Eastern Europeans know this scenario far too well, but their warnings fell on deaf ears. Just as our compatriots ignored the warnings of their grandfathers, who went down the same path not even a century ago. But we are by no means condemned to suffer in this vicious circle. We can still make our grandfathers proud. The moment is now, and the final key to our salvation is no one else but President Donald J. Trump himself.
But first, let’s look at Europe. We cannot ignore the fundamental change in circumstances that our continent went through since the early 20th century. We can argue on the development of human mentality, or lack thereof, but we cannot deny that with signing the Paris and Rome Treaties we embarked on the greatest peace project the world has ever seen. And this is where we are now, still living in peace over 65 years later. That fact should always serve as the basis for our hope, a canvas to build on. But Schuman’s painting is undoubtedly starting to show its cracks. What we need now is a brush to fix it.

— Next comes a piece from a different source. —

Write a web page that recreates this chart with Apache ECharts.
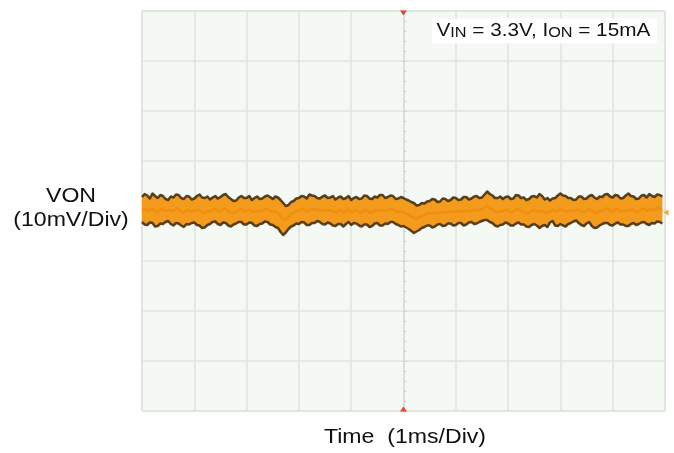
<!DOCTYPE html>
<html>
<head>
<meta charset="utf-8">
<script src="https://cdn.jsdelivr.net/npm/echarts@6/dist/echarts.min.js"></script>
<style>
  html, body { margin: 0; padding: 0; background: #fff; }
  #chart { width: 674px; height: 453px; }
</style>
</head>
<body>
<div id="chart"></div>
<script>
// scope trace, sampled every 0.05 ms, time relative to screen centre
const startMs = -5;
const stepMs = 0.05;
const timeRange = [-5, 5];      // 10 div x 1 ms
const voltRange = [-40, 40];    // 8 div x 10 mV

// upper edge of the noise band (mV)
const upperMv = [
  2.8, 3.4, 3.1, 2.5, 3.5, 3.0, 2.6, 3.2, 3.0, 2.4,
  2.2, 2.9, 2.7, 3.3, 3.2, 2.6, 2.4, 3.0, 2.9, 2.3,
  2.5, 3.0, 3.3, 2.7, 2.6, 2.9, 2.3, 2.7, 3.0, 2.5,
  2.8, 3.2, 3.4, 2.8, 2.4, 2.0, 2.1, 2.7, 3.0, 2.6,
  2.6, 3.0, 2.2, 2.6, 2.9, 2.4, 2.5, 2.9, 3.1, 2.8,
  2.4, 2.9, 2.7, 2.2, 1.6, 1.0, 1.2, 1.8, 2.0, 2.5,
  2.6, 3.0, 2.9, 2.5, 3.3, 3.1, 3.0, 2.6, 2.5, 2.9,
  3.1, 2.6, 2.7, 3.0, 2.3, 2.7, 2.9, 2.4, 2.6, 3.0,
  2.2, 2.6, 2.8, 2.4, 2.5, 3.1, 3.0, 2.5, 2.4, 2.9,
  2.7, 3.2, 3.2, 2.6, 2.8, 3.1, 3.0, 2.4, 2.5, 2.8,
  2.6, 2.3, 2.1, 1.8, 1.6, 1.1, 1.2, 1.6, 1.5, 1.9,
  2.0, 2.4, 2.3, 1.8, 1.9, 2.5, 2.4, 2.0, 2.2, 2.7,
  2.6, 2.2, 2.3, 2.8, 2.8, 2.3, 2.5, 2.9, 3.0, 2.6,
  2.7, 3.3, 3.9, 3.4, 3.1, 2.6, 2.6, 2.9, 2.4, 2.8,
  2.9, 2.4, 2.5, 3.2, 3.1, 2.6, 2.7, 2.2, 2.4, 2.9,
  3.0, 2.7, 3.4, 3.0, 2.3, 2.6, 2.1, 2.5, 2.6, 3.1,
  3.5, 3.1, 3.0, 2.6, 2.6, 2.2, 2.3, 2.9, 2.9, 2.4,
  2.5, 3.0, 3.2, 2.7, 2.4, 2.9, 2.8, 3.3, 3.4, 2.9,
  2.7, 3.2, 3.1, 2.5, 2.6, 3.1, 3.5, 3.0, 2.9, 2.4,
  2.5, 3.1, 3.2, 2.7, 3.4, 3.0, 2.8, 3.3, 3.2, 2.9
];
// lower edge of the noise band (mV)
const lowerMv = [
  -2.2, -2.7, -2.8, -2.3, -2.4, -3.1, -3.0, -2.5, -2.6, -2.2,
  -2.0, -2.6, -2.9, -2.4, -2.5, -2.9, -3.2, -2.6, -2.7, -2.4,
  -2.3, -2.8, -2.9, -3.4, -3.3, -2.8, -2.6, -2.2, -2.1, -2.6,
  -2.8, -2.3, -2.4, -2.9, -3.1, -2.7, -2.5, -2.2, -2.2, -2.7,
  -2.7, -2.3, -2.4, -2.9, -3.0, -2.6, -2.5, -2.1, -2.2, -2.7,
  -2.8, -3.2, -3.4, -4.2, -4.8, -4.3, -3.6, -3.1, -2.9, -2.5,
  -2.6, -2.2, -2.3, -2.8, -2.8, -2.4, -2.4, -2.0, -2.2, -2.6,
  -2.7, -2.3, -2.5, -2.9, -3.0, -2.6, -2.6, -3.1, -2.6, -2.2,
  -2.8, -2.4, -2.5, -2.9, -3.1, -2.7, -2.7, -3.2, -3.0, -2.5,
  -2.4, -2.9, -2.9, -2.5, -2.6, -2.2, -2.2, -2.6, -2.8, -3.1,
  -3.0, -3.3, -3.6, -4.0, -4.4, -4.1, -3.8, -3.4, -3.2, -2.9,
  -2.9, -3.3, -3.1, -2.7, -2.6, -3.0, -2.9, -2.5, -2.5, -2.9,
  -2.8, -2.4, -2.4, -2.9, -2.7, -2.3, -2.2, -2.6, -2.5, -2.2,
  -2.0, -1.8, -1.8, -2.2, -2.4, -2.9, -3.1, -2.8, -2.7, -2.3,
  -2.5, -2.9, -2.9, -2.5, -2.3, -2.7, -2.7, -3.1, -3.2, -2.8,
  -2.6, -2.9, -3.4, -3.0, -2.8, -3.2, -2.3, -2.0, -2.9, -3.0,
  -2.6, -2.9, -3.1, -2.6, -2.4, -2.1, -1.9, -2.4, -2.8, -3.0,
  -2.5, -2.2, -3.0, -3.4, -3.3, -2.9, -2.6, -2.4, -2.4, -2.8,
  -2.9, -2.5, -2.3, -2.7, -2.7, -3.0, -3.0, -2.6, -2.4, -2.8,
  -2.6, -2.3, -2.2, -2.6, -2.8, -2.4, -2.5, -2.1, -2.2, -2.5
];

const t = upperMv.map((_, i) => +(startMs + i * stepMs).toFixed(2));
const upperData = t.map((x, i) => [x, upperMv[i]]);
const lowerData = t.map((x, i) => [x, lowerMv[i]]);
const midData = t.map((x, i) => [x, (upperMv[i] + lowerMv[i]) / 2]);

const gridColor = '#dde4dc';
const edgeColor = '#45300f';
const fillColor = '#f39b1c';
const font = '"Liberation Sans", Arial, sans-serif';

const chart = echarts.init(document.getElementById('chart'), null, { renderer: 'canvas' });

// filled envelope between upper and lower edge
function renderBand(params, api) {
  const pts = [];
  upperData.forEach(d => pts.push(api.coord(d)));
  for (let i = lowerData.length - 1; i >= 0; i--) pts.push(api.coord(lowerData[i]));
  return { type: 'polygon', shape: { points: pts }, style: { fill: fillColor } };
}

const edgeLine = (name, data) => ({
  name, type: 'line', data, symbol: 'none', z: 4,
  lineStyle: { color: edgeColor, width: 2.5, join: 'round', opacity: 0.9 }
});

chart.setOption({
  animation: false,
  grid: {
    left: 142, top: 11, width: 523, height: 400,
    show: true, backgroundColor: '#f4f9f3', borderColor: '#d3dad3', borderWidth: 1
  },
  xAxis: {
    type: 'value', min: timeRange[0], max: timeRange[1], interval: 1,
    axisLabel: { show: false },
    axisLine: { show: true, onZero: true, lineStyle: { color: '#d6ddd5', width: 1.5 } },
    axisTick: { show: true, inside: true, length: 3, lineStyle: { color: '#cbd3ca' } },
    minorTick: { show: true, splitNumber: 5, length: 3, lineStyle: { color: '#cbd3ca' } },
    splitLine: { show: true, lineStyle: { color: gridColor, width: 1.5 } }
  },
  yAxis: {
    type: 'value', min: voltRange[0], max: voltRange[1], interval: 10,
    axisLabel: { show: false },
    axisLine: { show: true, onZero: true, lineStyle: { color: '#d6ddd5', width: 1.5 } },
    axisTick: { show: true, inside: true, length: 3, lineStyle: { color: '#cbd3ca' } },
    minorTick: { show: true, splitNumber: 5, length: 3, lineStyle: { color: '#cbd3ca' } },
    splitLine: { show: true, lineStyle: { color: gridColor, width: 1.5 } }
  },
  series: [
    {
      name: 'band', type: 'custom', data: [[timeRange[0], 0]], z: 3,
      renderItem: renderBand, silent: true
    },
    edgeLine('upper', upperData),
    edgeLine('lower', lowerData),
    {
      name: 'mid', type: 'line', data: midData, symbol: 'none', z: 5,
      lineStyle: { color: '#f08600', width: 2.5, opacity: 0.6 },
      markPoint: {
        silent: true,
        label: { show: false },
        data: [
          { coord: [0, voltRange[1]], symbol: 'triangle', symbolRotate: 180, symbolSize: [7, 5], symbolOffset: [0, 2], itemStyle: { color: '#e4432c' } },
          { coord: [0, voltRange[0]], symbol: 'triangle', symbolSize: [7, 5], symbolOffset: [0, -2], itemStyle: { color: '#e4432c' } },
          { coord: [timeRange[1], -0.3], symbol: 'triangle', symbolRotate: 90, symbolSize: [6, 5], symbolOffset: [1, 0], itemStyle: { color: '#f5a030' } }
        ]
      }
    }
  ],
  graphic: [
    {
      type: 'text', x: 432, y: 31, scaleX: 1.12,
      style: {
        text: 'V{s|IN} = 3.3V, I{s|ON} = 15mA',
        fontFamily: font, fontSize: 18.5, fill: '#111',
        verticalAlign: 'middle',
        backgroundColor: '#fff', padding: [3, 6, 3, 4],
        rich: { s: { fontFamily: font, fontSize: 14.5, fill: '#111', verticalAlign: 'bottom' } }
      },
      z: 100
    },
    {
      type: 'text', x: 71, y: 196, scaleX: 1.1,
      style: { text: 'VON', fontFamily: font, fontSize: 21, fill: '#111', align: 'center', verticalAlign: 'middle' }
    },
    {
      type: 'text', x: 71, y: 220, scaleX: 1.1,
      style: { text: '(10mV/Div)', fontFamily: font, fontSize: 21, fill: '#111', align: 'center', verticalAlign: 'middle' }
    },
    {
      type: 'text', x: 405, y: 437, scaleX: 1.1,
      style: { text: 'Time  (1ms/Div)', fontFamily: font, fontSize: 21, fill: '#111', align: 'center', verticalAlign: 'middle' }
    }
  ]
});
</script>
</body>
</html>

The idea of common European interests and goals is now more fiction than fact. Likewise, for our most basic needs, like security, the Eastern EU’s citizenry look not to their troubled Western partners, but to their new, “patriotic” leaders. And who do those leaders point to guarantee their security? You guessed it – to the almighty US of A. But then comes along Donald J. Trump, and he puts ‘America first’…
For Europeans, Trump ought to be a bucket of cold water. Until now, Eastern Europeans could build a wall shielding themselves from the EU – both figuratively and literally. But if the worst came to the worst and Putin came knocking, they could always count on NATO’s Black Hawks descending from the sky and saving the day under their star-spangled banner. Not anymore. Trump’s election finally cut Europe’s umbilical cord.

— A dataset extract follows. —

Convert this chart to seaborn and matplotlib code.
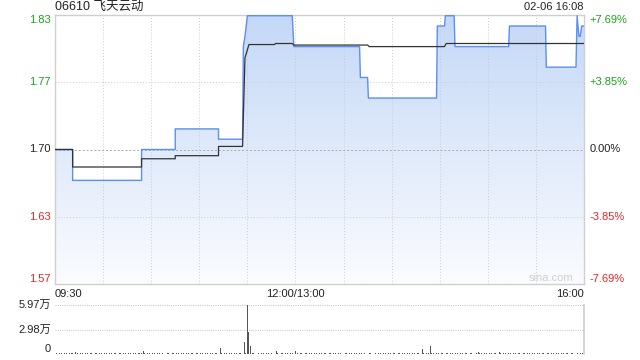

For Europe, Trump’s role is not dissimilar to that of Brexit. They both gave us a brush with which we can paint the EU anew. The question now is how its Brussels leaders use it. If they continue mumbling about a need for integration, while shifting the blame for Europe’s crisis on to member states, the canvas will stay bleak. If the institutions leave the national governments to resuscitate the European project, with some already preferring to let the patient die a slow death, then we might just as well turn off the lights.

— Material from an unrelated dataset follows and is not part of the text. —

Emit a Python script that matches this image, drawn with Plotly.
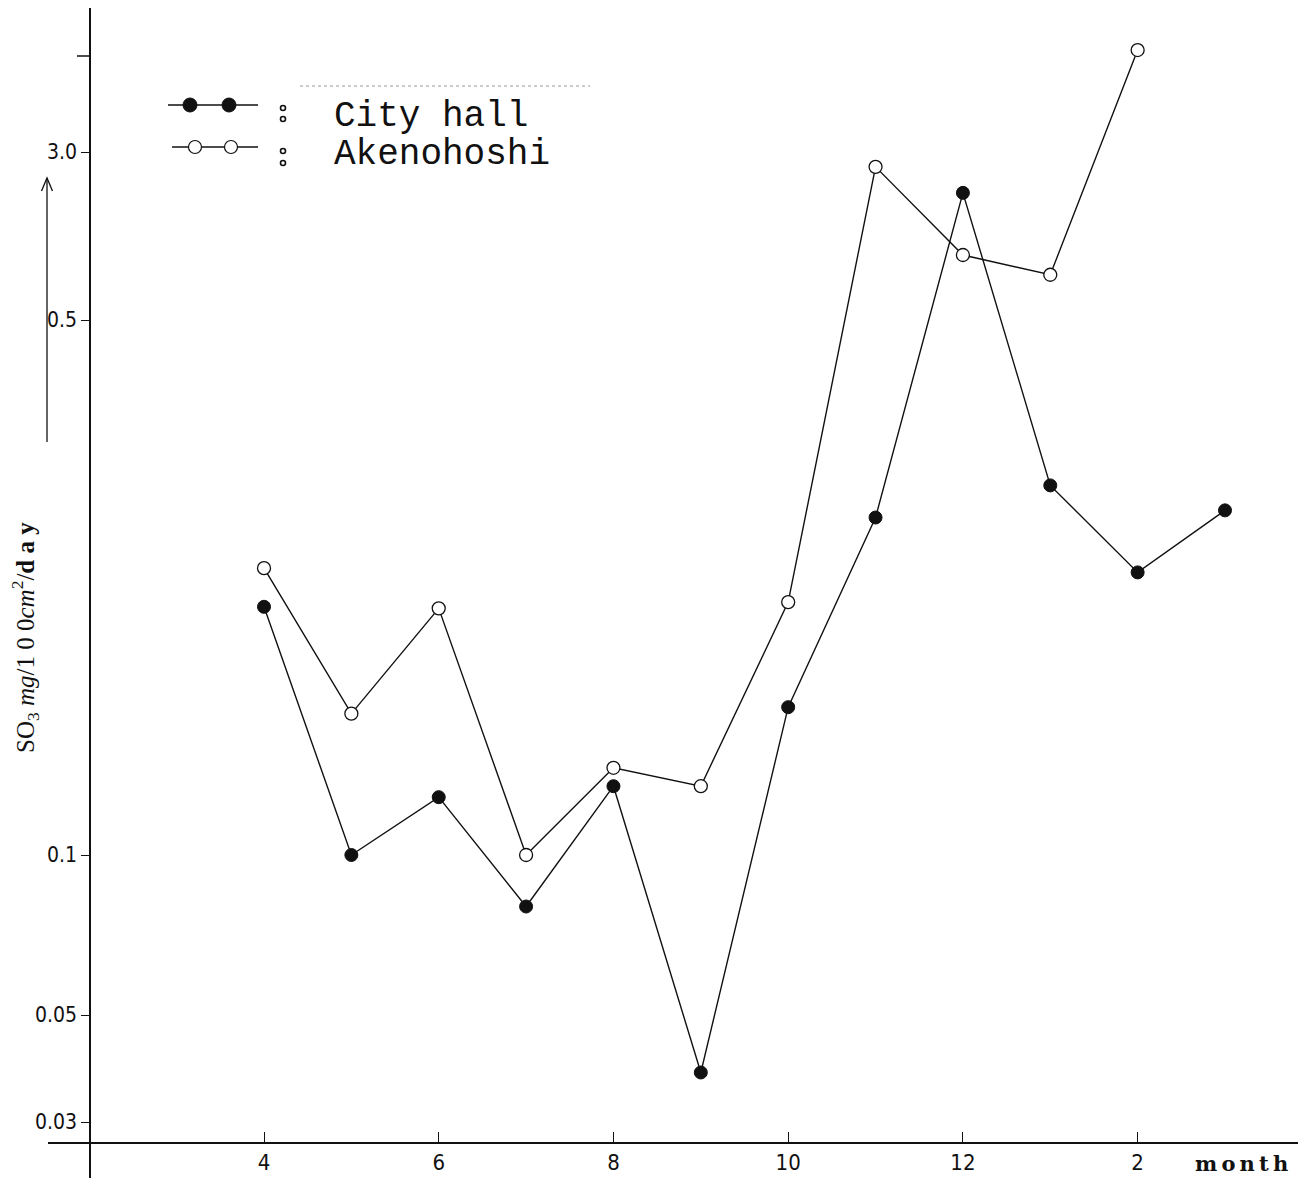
import math
import plotly.graph_objects as go

W, H = 1298, 1178

# Monthly sulphation rate (SO3 mg/100cm2/day), April through March of the next year
months = [4, 5, 6, 7, 8, 9, 10, 11, 12, 13, 14, 15]
city_hall = [0.211, 0.100, 0.119, 0.080, 0.123, 0.038, 0.156, 0.276, 1.94, 0.304, 0.234, 0.282]
akeno_months = [4, 5, 6, 7, 8, 9, 10, 11, 12, 13, 14]
akenohoshi = [0.237, 0.153, 0.210, 0.100, 0.130, 0.123, 0.214, 2.56, 1.00, 0.81, 8.9]

x_tick_values = [4, 6, 8, 10, 12, 14]
x_tick_text = ["4", "6", "8", "10", "12", "2"]
y_tick_values = [0.03, 0.05, 0.1, 0.5, 3.0]
y_tick_text = ["0.03", "0.05", "0.1", "0.5", "3.0"]

# Hand-ruled logarithmic scale: height of each labelled value above the month axis.
scale_heights = [21, 128, 288, 823, 991]


def to_scale(v):
    """Piecewise log interpolation between the ruled tick heights."""
    lv = math.log10(v)
    logs = [math.log10(t) for t in y_tick_values]
    i = 0
    while i < len(logs) - 2 and lv > logs[i + 1]:
        i += 1
    frac = (lv - logs[i]) / (logs[i + 1] - logs[i])
    return scale_heights[i] + frac * (scale_heights[i + 1] - scale_heights[i])


def fx(px):
    return px / W


def fy(py):
    return 1 - py / H


fig = go.Figure()

fig.add_trace(go.Scatter(
    x=akeno_months, y=[to_scale(v) for v in akenohoshi],
    mode="lines+markers", name="Akenohoshi",
    line=dict(color="#111", width=1.4),
    marker=dict(size=13, color="white", line=dict(color="#111", width=1.3)),
    customdata=akenohoshi, hovertemplate="%{customdata}<extra>Akenohoshi</extra>",
))
fig.add_trace(go.Scatter(
    x=months, y=[to_scale(v) for v in city_hall],
    mode="lines+markers", name="City hall",
    line=dict(color="#111", width=1.4),
    marker=dict(size=13, color="#111", line=dict(color="#111", width=1)),
    customdata=city_hall, hovertemplate="%{customdata}<extra>City hall</extra>",
))

tick_font = dict(family="Liberation Sans Narrow, DejaVu Sans Condensed, Arial Narrow, sans-serif",
                 size=21, color="#111")

fig.update_layout(
    width=W, height=H,
    margin=dict(l=0, r=0, t=0, b=0),
    paper_bgcolor="white", plot_bgcolor="white",
    showlegend=False,
    xaxis=dict(
        domain=[fx(48), 1], range=[1.5275, 15.8356],
        anchor="free", position=fy(1143),
        showline=True, linecolor="#111", linewidth=1.5,
        ticks="inside", ticklen=10, tickcolor="#111", tickwidth=1.2,
        tickvals=x_tick_values, ticktext=x_tick_text,
        tickfont=dict(tick_font, size=22),
        showgrid=False, zeroline=False,
    ),
    yaxis=dict(
        domain=[0, fy(8)], range=[-35, 1135],
        anchor="free", position=fx(90),
        showline=True, linecolor="#111", linewidth=1.5,
        ticks="outside", ticklen=8, tickcolor="#111", tickwidth=1.2,
        tickvals=[to_scale(v) for v in y_tick_values], ticktext=y_tick_text,
        tickfont=tick_font,
        showgrid=False, zeroline=False,
    ),
)

shapes = []
# unlabelled top tick of the ruled scale
shapes.append(dict(type="line", xref="paper", yref="paper",
                   x0=fx(77), x1=fx(90), y0=fy(56), y1=fy(56),
                   line=dict(color="#111", width=1.5)))
# upward arrow beside the axis title
shapes.append(dict(type="line", xref="paper", yref="paper",
                   x0=fx(47), x1=fx(47), y0=fy(442), y1=fy(178),
                   line=dict(color="#111", width=1.3)))
shapes.append(dict(type="path", xref="paper", yref="paper",
                   path=f"M {fx(41.5)},{fy(191)} L {fx(47)},{fy(178)} L {fx(52.5)},{fy(191)}",
                   line=dict(color="#111", width=1.3)))

# legend keys
shapes.append(dict(type="line", xref="paper", yref="paper",
                   x0=fx(168), x1=fx(258), y0=fy(105), y1=fy(105),
                   line=dict(color="#111", width=1.6)))
shapes.append(dict(type="line", xref="paper", yref="paper",
                   x0=fx(172), x1=fx(258), y0=fy(147), y1=fy(147),
                   line=dict(color="#111", width=1.3)))
for cx in (190, 229):
    shapes.append(dict(type="circle", xref="paper", yref="paper",
                       x0=fx(cx - 7), x1=fx(cx + 7), y0=fy(105 + 7), y1=fy(105 - 7),
                       fillcolor="#111", line=dict(color="#111", width=1)))
for cx in (195, 231):
    shapes.append(dict(type="circle", xref="paper", yref="paper",
                       x0=fx(cx - 6.5), x1=fx(cx + 6.5), y0=fy(147 + 6.5), y1=fy(147 - 6.5),
                       fillcolor="white", line=dict(color="#111", width=1.2)))
# colon dots between keys and names
for cy in (108, 119, 151, 163):
    shapes.append(dict(type="circle", xref="paper", yref="paper",
                       x0=fx(280.5), x1=fx(285.5), y0=fy(cy + 2.5), y1=fy(cy - 2.5),
                       fillcolor="white", line=dict(color="#111", width=1.6)))
# faint ruled line above the legend
shapes.append(dict(type="line", xref="paper", yref="paper",
                   x0=fx(300), x1=fx(590), y0=fy(86), y1=fy(86),
                   line=dict(color="#999", width=1, dash="dot")))
fig.update_layout(shapes=shapes)

mono = dict(family="Liberation Mono, Courier New, monospace", size=36, color="#111")
annotations = [
    dict(text="City hall", x=fx(332), y=fy(116), xanchor="left", yanchor="middle", font=mono),
    dict(text="Akenohoshi", x=fx(332), y=fy(155), xanchor="left", yanchor="middle", font=mono),
    dict(text="SO<sub>3</sub> <i>mg</i>/1 0 0<i>cm</i><sup>2</sup>/<b>d a y</b>",
         x=fx(25), y=fy(638), xanchor="center", yanchor="middle", textangle=-90,
         font=dict(family="Liberation Serif, Times New Roman, serif", size=25, color="#111")),
    dict(text="<b>m\u2009o\u2009n\u2009t\u2009h</b>", x=fx(1290), y=fy(1163),
         xanchor="right", yanchor="middle",
         font=dict(family="DejaVu Serif, Liberation Serif, serif", size=21, color="#111")),
]
for a in annotations:
    a.update(xref="paper", yref="paper", showarrow=False)
fig.update_layout(annotations=annotations)

fig.write_html("out.html")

But the first signs of this post-populist awakening, the ‘European Spring’ if you will, are already here. Seeing their allies crumbling in isolation having given nationalist populism a chance, Dutch voters hampered their far-right’s march to power. The French have followed suit with even more resolve, categorically rejecting Marine Le Pen’s divisive, Eurosceptic rhetoric. EU Council President Donald Tusk is clearly aware of this ‘cold water bucket’ phenomenon, describing Brexit as a paradoxically positive influence, uniting the other 27 EU members more than any event that came before. There is no reason why Trump couldn’t serve the same purpose.
We’re standing at a defining moment for the Union. Let’s face it – we are alone. Surrounded by wolves, with no big brother to protect us. We need to stand up and fight, together, as one. Just as Trump triggered masses to flood the streets, defending the American dream with one voice, he can prompt us to unite and defend the dream of a strong, united Europe that our forefathers had painted for us. And let’s not stop there – with America liberating the spot, it’s time for the ‘old continent’ to reclaim its rightful place as the leader of the free world!